The authors would like to thank Dr Beaven for his generous review of The Playful Crowd. They have a few reservations about specific content and emphasis. They would not wish to argue that Blackpool’s playful crowd reached a ‘nadir’ after the Second World War: indeed, Blackpool’s resilience and adaptability, in contrast with the decline of Coney Island, forms a strong theme of chapter 4, which looks comparatively at the two resorts during the ‘long’ second half of the twentieth century. Blackpool’s Pleasure Beach is itself the British amusement park case study for the late twentieth century, and secondary work on Alton Towers and other amusement parks is used comparatively alongside it. Nor is Beamish perceived as the ‘antithesis’ of other kinds of playful crowd: it is a variant on the theme, linking up (as Dr Beaven suggests) with the British ‘rational recreation’ tradition, and providing an instructive British contrast to the Disney end of the spectrum.
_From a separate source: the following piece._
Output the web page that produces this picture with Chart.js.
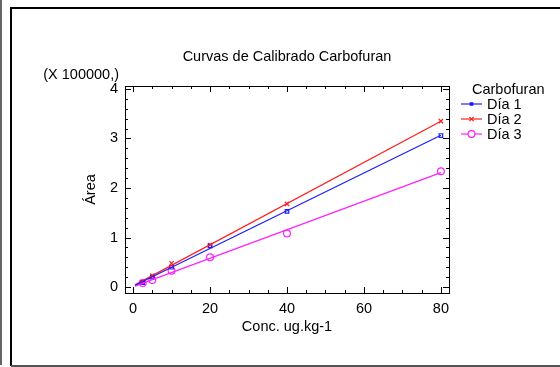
<!DOCTYPE html>
<html>
<head>
<meta charset="utf-8">
<script src="https://cdn.jsdelivr.net/npm/chart.js@4/dist/chart.umd.min.js"></script>
<style>
  html, body { margin: 0; padding: 0; background: #fff; }
  #wrap { width: 560px; height: 367px; position: relative; }
</style>
</head>
<body>
<div id="wrap"><canvas id="chart" width="560" height="367"></canvas></div>
<script>
// concentrations (ug/kg) and peak areas (x 100000)
const conc = [2.5, 5, 10, 20, 40, 80];
const dia1 = [0.09, 0.20, 0.40, 0.83, 1.53, 3.06];
const dia2 = [0.10, 0.23, 0.48, 0.85, 1.68, 3.35];
const dia3 = [0.08, 0.14, 0.33, 0.60, 1.08, 2.34];
const seriesNames = ["Día 1", "Día 2", "Día 3"];
const xTicks = [0, 20, 40, 60, 80];
const yTicks = [0, 1, 2, 3, 4];
const fitFrom = 0.5;

const colors = ["#1c1cff", "#ff1c1c", "#ff20ff"];
const FONT = "Liberation Sans, Arial, sans-serif";

// least squares line through the points
function fit(xs, ys) {
  const n = xs.length;
  const mx = xs.reduce((a, b) => a + b, 0) / n;
  const my = ys.reduce((a, b) => a + b, 0) / n;
  let sxy = 0, sxx = 0;
  for (let i = 0; i < n; i++) {
    sxy += (xs[i] - mx) * (ys[i] - my);
    sxx += (xs[i] - mx) * (xs[i] - mx);
  }
  const b = sxy / sxx;
  const a = my - b * mx;
  const x1 = fitFrom, x2 = Math.max(...xs);
  return [{ x: x1, y: a + b * x1 }, { x: x2, y: a + b * x2 }];
}

const pts = (ys) => conc.map((x, i) => ({ x: x, y: ys[i] }));
const allY = [dia1, dia2, dia3];

const datasets = [];
allY.forEach((ys, i) => {
  datasets.push({
    label: seriesNames[i] + " fit",
    data: fit(conc, ys),
    showLine: true,
    borderColor: colors[i],
    borderWidth: 1.2,
    pointRadius: 0,
  });
});
const markerStyles = [
  { pointStyle: "rect", pointRadius: 2.5 },
  { pointStyle: "crossRot", pointRadius: 3 },
  { pointStyle: "circle", pointRadius: 3.4 },
];
allY.forEach((ys, i) => {
  datasets.push({
    label: seriesNames[i],
    data: pts(ys),
    showLine: false,
    borderColor: colors[i],
    backgroundColor: "rgba(0,0,0,0)",
    borderWidth: 1.2,
    pointStyle: markerStyles[i].pointStyle,
    pointRadius: markerStyles[i].pointRadius,
  });
});

const decor = {
  id: "decor",
  beforeDraw(chart) {
    const ctx = chart.ctx;
    ctx.save();
    ctx.fillStyle = "#fff";
    ctx.fillRect(0, 0, chart.width, chart.height);
    // outer frame
    ctx.strokeStyle = "#666";
    ctx.lineWidth = 2;
    ctx.beginPath();
    ctx.moveTo(1, 0);
    ctx.lineTo(1, 365);
    ctx.stroke();
    ctx.strokeStyle = "#000";
    ctx.lineWidth = 2;
    ctx.beginPath();
    ctx.moveTo(570, 8);
    ctx.lineTo(11, 8);
    ctx.lineTo(11, 366);
    ctx.stroke();
    ctx.strokeStyle = "#555";
    ctx.beginPath();
    ctx.moveTo(11, 366);
    ctx.lineTo(570, 366);
    ctx.stroke();
    ctx.restore();
  },
  afterDatasetsDraw(chart) {
    const ctx = chart.ctx;
    const a = chart.chartArea;
    const xs = chart.scales.x, ys = chart.scales.y;
    ctx.save();
    ctx.strokeStyle = "#000";
    ctx.lineWidth = 1;
    ctx.strokeRect(a.left + 0.5, a.top + 0.5, a.right - a.left, a.bottom - a.top);
    // inner ticks on all sides
    ctx.beginPath();
    for (let v = 0; v <= 80; v += 5) {
      const px = Math.round(xs.getPixelForValue(v)) + 0.5;
      const len = v % 20 === 0 ? 6 : 3;
      ctx.moveTo(px, a.bottom); ctx.lineTo(px, a.bottom - len);
      ctx.moveTo(px, a.top); ctx.lineTo(px, a.top + len);
    }
    for (let k = 0; k <= 20; k++) {
      const v = k * 0.2;
      const py = Math.round(ys.getPixelForValue(v)) + 0.5;
      const len = k % 5 === 0 ? 6 : 3;
      ctx.moveTo(a.left, py); ctx.lineTo(a.left + len, py);
      ctx.moveTo(a.right, py); ctx.lineTo(a.right - len, py);
    }
    ctx.stroke();

    // texts
    ctx.fillStyle = "#000";
    ctx.textBaseline = "middle";
    ctx.font = "14.5px " + FONT;
    ctx.textAlign = "center";
    ctx.fillText("Curvas de Calibrado Carbofuran", (a.left + a.right) / 2, 57);
    ctx.textAlign = "right";
    ctx.fillText("(X 100000,)", a.left - 6, 75);
    ctx.textAlign = "center";
    ctx.fillText("Conc. ug.kg-1", (a.left + a.right) / 2, 327);
    ctx.save();
    ctx.translate(91, (a.top + a.bottom) / 2);
    ctx.rotate(-Math.PI / 2);
    ctx.fillText("Área", 0, 0);
    ctx.restore();

    // legend
    ctx.textAlign = "left";
    ctx.fillText("Carbofuran", 472, 90);
    seriesNames.forEach((name, i) => {
      const y = 104 + i * 15;
      ctx.strokeStyle = colors[i];
      ctx.lineWidth = 1.2;
      ctx.beginPath();
      ctx.moveTo(461, y); ctx.lineTo(482, y);
      ctx.stroke();
      ctx.fillStyle = i === 0 ? colors[i] : "#fff";
      Chart.helpers.drawPoint(ctx, {
        pointStyle: markerStyles[i].pointStyle,
        radius: i === 0 ? 1.8 : markerStyles[i].pointRadius,
        borderWidth: 1.2,
      }, 471.5, y);
      ctx.fillStyle = "#000";
      ctx.fillText(name, 487, y + 1);
    });
    ctx.restore();
  },
};

new Chart(document.getElementById("chart"), {
  type: "scatter",
  data: { datasets: datasets },
  options: {
    responsive: false,
    animation: false,
    layout: { padding: { left: 0, top: 86, right: 111, bottom: 0 } },
    plugins: { legend: { display: false }, title: { display: false }, tooltip: { enabled: false } },
    scales: {
      x: {
        type: "linear",
        min: -2.1,
        max: 82.1,
        afterFit(s) { s.height = 74; },
        afterBuildTicks(s) { s.ticks = xTicks.map(v => ({ value: v })); },
        grid: { display: false, drawTicks: false },
        border: { display: false },
        ticks: { padding: 7, color: "#000", font: { family: FONT, size: 14.5 } },
      },
      y: {
        type: "linear",
        min: -0.12,
        max: 4.06,
        afterFit(s) { s.width = 125; },
        afterBuildTicks(s) { s.ticks = yTicks.map(v => ({ value: v })); },
        grid: { display: false, drawTicks: false },
        border: { display: false },
        ticks: { padding: 7, color: "#000", font: { family: FONT, size: 14.5 } },
      },
    },
  },
  plugins: [decor],
});
</script>
</body>
</html>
Its inclusion in the book is intended to provide this additional dimension, involving explicit attention to tensions between the global and the local. We do not share the view that Beamish is in any sense peripheral to the overall argument.

Readers will be able to make up their own minds about these and other issues, and about the relationships between these and other kinds of ‘crowd’, to which Dr Beaven has usefully drawn explicit attention. We thank him for a generally positive and very supportive review.